On June 20, however, Obama announced:
"Given the grave threats that we face, our national security agencies must have the capability to gather intelligence and track down terrorists before they strike, while respecting the rule of law and the privacy and civil liberties of the American people. There is also little doubt that the Bush Administration, with the cooperation of major telecommunications companies, has abused that authority and undermined the Constitution by intercepting the communications of innocent Americans without their knowledge or the required court orders...

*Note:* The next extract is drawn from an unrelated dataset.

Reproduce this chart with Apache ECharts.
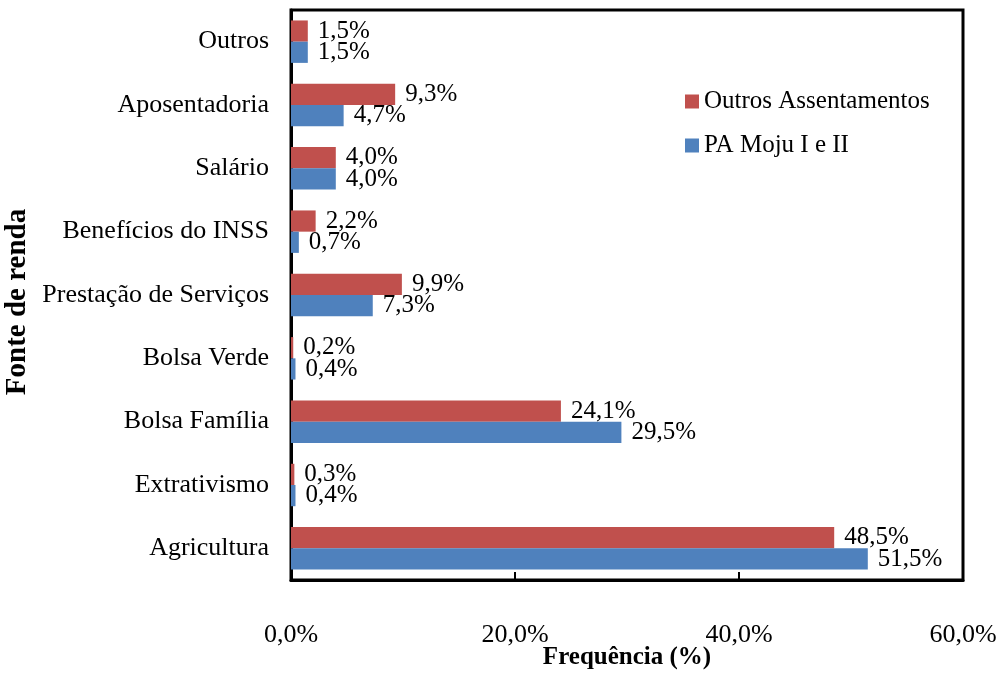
<!DOCTYPE html>
<html>
<head>
<meta charset="utf-8">
<script src="https://cdn.jsdelivr.net/npm/echarts@6/dist/echarts.min.js"></script>
<style>
  html, body { margin: 0; padding: 0; background: #fff; }
  #chart { width: 1008px; height: 674px; }
</style>
</head>
<body>
<div id="chart"></div>
<script>
// categorias de baixo para cima
const categories = ['Agricultura', 'Extrativismo', 'Bolsa Família', 'Bolsa Verde', 'Prestação de Serviços', 'Benefícios do INSS', 'Salário', 'Aposentadoria', 'Outros'];
const outrosAssentamentos = [48.5, 0.3, 24.1, 0.2, 9.9, 2.2, 4.0, 9.3, 1.5];
const paMoju = [51.5, 0.4, 29.5, 0.4, 7.3, 0.7, 4.0, 4.7, 1.5];
const xTicks = [0, 20, 40, 60];

const fmt = v => v.toFixed(1).replace('.', ',') + '%';
const font = 'Liberation Serif, Times New Roman, serif';

const myChart = echarts.init(document.getElementById('chart'));

const option = {
  animation: false,
  textStyle: { fontFamily: font, color: '#000' },
  grid: {
    left: 291, right: 45, top: 10, bottom: 94,
    outerBoundsMode: 'none',
    containLabel: false,
    show: true, borderColor: '#000', borderWidth: 3
  },
  legend: {
    orient: 'vertical',
    left: 680, top: 84,
    itemWidth: 14, itemHeight: 14, itemGap: 19,
    icon: 'rect',
    data: ['Outros Assentamentos', 'PA Moju I e II'],
    textStyle: { fontFamily: font, fontSize: 25, color: '#000' }
  },
  // títulos dos eixos
  graphic: [
    {
      type: 'text', x: 627, y: 658,
      style: { text: 'Frequência (%)', font: 'bold 25px ' + font, fill: '#000', textAlign: 'center', textVerticalAlign: 'middle' }
    },
    {
      type: 'text', x: 18, y: 302, rotation: Math.PI / 2,
      style: { text: 'Fonte de renda', font: 'bold 29px ' + font, fill: '#000', textAlign: 'center', textVerticalAlign: 'middle' }
    }
  ],
  xAxis: {
    type: 'value',
    min: xTicks[0], max: xTicks[xTicks.length - 1], interval: 20,
    axisLine: { show: true, lineStyle: { color: '#000', width: 3 } },
    axisTick: { show: true, inside: true, length: 8, lineStyle: { color: '#000', width: 2 } },
    splitLine: { show: false },
    axisLabel: { margin: 42, fontSize: 26, color: '#000', fontFamily: font, formatter: v => fmt(v) }
  },
  yAxis: {
    type: 'category',
    data: categories,
    axisLine: { show: true, lineStyle: { color: '#000', width: 3 } },
    axisTick: { show: false },
    axisLabel: { margin: 22, fontSize: 26, color: '#000', fontFamily: font }
  },
  series: [
    {
      name: 'Outros Assentamentos',
      type: 'bar',
      data: outrosAssentamentos,
      barGap: '0%',
      barCategoryGap: '33%',
      itemStyle: { color: '#C0504D' },
      label: { show: true, position: 'right', distance: 10, fontSize: 25, color: '#000', fontFamily: font, formatter: p => fmt(p.value) }
    },
    {
      name: 'PA Moju I e II',
      type: 'bar',
      data: paMoju,
      barGap: '0%',
      barCategoryGap: '33%',
      itemStyle: { color: '#4F81BD' },
      label: { show: true, position: 'right', distance: 10, fontSize: 25, color: '#000', fontFamily: font, formatter: p => fmt(p.value) }
    }
  ]
};

myChart.setOption(option);
</script>
</body>
</html>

"[The legislation] is not all that I would want. But given the legitimate threats we face, providing effective intelligence collection tools with appropriate safeguards is too important to delay. So I support the compromise, but do so with a firm pledge that as President, I will carefully monitor the program, review the report by the Inspectors General, and work with the Congress to take any additional steps I deem necessary to protect the lives - and the liberty - of the American people."
FISA legislation is an arcane subject, and very few members of the public are aware of the details of the debate, making the controversy less a liability than would be the case if Obama shifted gears on an issue of high public salience, such as health care or the war.
"Am I bummed, am I pissed that Obama and most of our Democratic leaders caved in on FISA? Absolutely, and there's nothing wrong with saying so. But am I going to 'hold Obama accountable' for this action? Well, no, frankly," wrote Mike Lux on OpenLeft. "[I]n the last five months of a Presidential general, I get totally focused on one thing: winning the damn election. The stakes are simply too high. Winning the election won't solve all our problems, or give us a suddenly progressive America, but it at least gives us a chance to make progress. If I have to swallow my anger on an issue I care about, well, to be blunt, I'm down for that, too."